A new control technology for chiller plants relies on variable speed technology to deliver cooling more efficiently. Recent field tests noted savings of about 35% on energy consumption over the existing chiller plant’s baseline performance. Could the technology benefit your facility?
How It Works
Space cooling typically accounts for about 7.4% of a building’s energy consumption (or up to 9.6% for office buildings), but because space cooling is primarily driven by electricity, it may represent more than its share of the energy bill, GSA notes. The control technology is intended to minimize the total power requirements of centrifugal chiller plants by optimizing the pressure and temperature setpoints for chilled and condenser water while controlling pump and fan speeds for greater efficiency. The operating configuration is customized to each installation but generally uses the minimum number of chillers possible to satisfy mechanical cooling demand, with one serving as the primary chiller and the others put into service as needed. Chilled water and condenser water pumps start and stop along with the chillers.
The technology was tested at the Frank M. Johnson Jr. Federal Building and U.S. Courthouse in Montgomery, AL, from January to August 2013. The two five-story buildings are linked together and cover roughly 460,000 square feet. Space cooling is provided by a central chiller plant with three 400-ton centrifugal chillers, which were installed in 1998 and utilize constant-speed compressors and a primary-secondary chilled water distribution system.
Test Results
In operation, the control optimization system achieved an efficiency of 0.64 kW/ton and an expected average annual energy savings of 35%, according to the report. The findings were in line with the manufacturer’s claims of 0.65 kW/ton efficiency and 20-50% energy savings. Savings are greater in constant-speed chiller plants like the one in Montgomery, though variable-speed chiller plants will already have the required VFDs installed, which will reduce up-front costs. GSA recommends using this technology in buildings that:
- Pay more than 10 cents per kWh (placing them in the top 50% of GSA’s portfolio for electricity rates)
- Have a cooling season or process loads that require chillers to operate for at least 8 months of the year
- Have cooling loads greater than 500 ton-hours per day or 3 million ton-hours per year (4 million if the energy cost is below the national average of 11 cents per kWh)
- Use a BACnet-enabled BAS (though versions more than 5 years old will need additional programming)
- Already have at least three constant-speed centrifugal chiller flow systems (primary/secondary pumps, condenser pumps and cooling tower fans)

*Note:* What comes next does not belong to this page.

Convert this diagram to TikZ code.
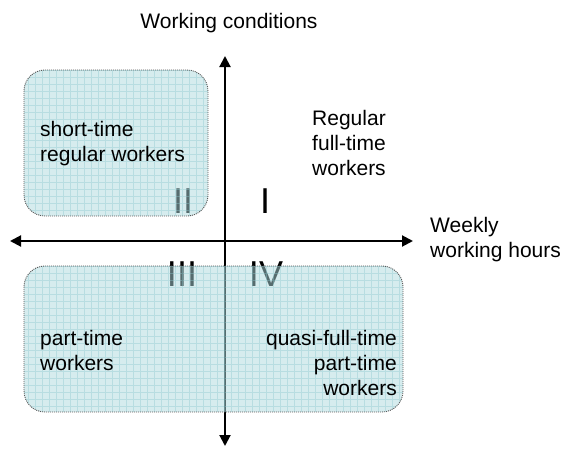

Due to limited baseline data, the agency has an 80% confidence level in the projected savings, meaning that the real savings could be as low as 24.2% or as high as 46.8% and the annual cost savings ranges from $28,962 to $56,009. The system achieved a payback within the 10-year life of the control technology at most cost saving levels, except those that resulted in savings of less than $31,000 per year.
Potential Pitfalls
Cost, familiarity, training and procurement can present issues with any new technology, but GSA identifies three other possible barriers that could present difficulty for would-be adopters of the control system.
1) The VFD requirement. Constant-speed chiller plants will need VFDs on all equipment, which could be costly. Older motors for pumps or tower fans may not be able to accept VFDs, and if it’s not possible to upgrade to a newer motor, the application of the optimization technology could be limited. However, the modular technology could still be installed on parts of the chiller plant, such as the condenser water distribution system.
2) Variable flow training. “Conventional constant-speed chiller plant operators are likely to be resistant to the variable flow operating approach associated with this new technology,” notes GSA. “Training will be crucial to the success of the technology’s adoption.” The report recommends making sure that operators understand how control optimization saves energy and why operating variable-speed pumps and fans at part load is more efficient than running at full load.
3) Procurement and specification. The optimization technology is currently offered by just one vendor. The manufacturer, which also offers its own BAS system, claims that the control product will interface with BAS products from other vendors, but GSA notes that an integration package may also be required to help the optimization technology communicate with other BAS brands.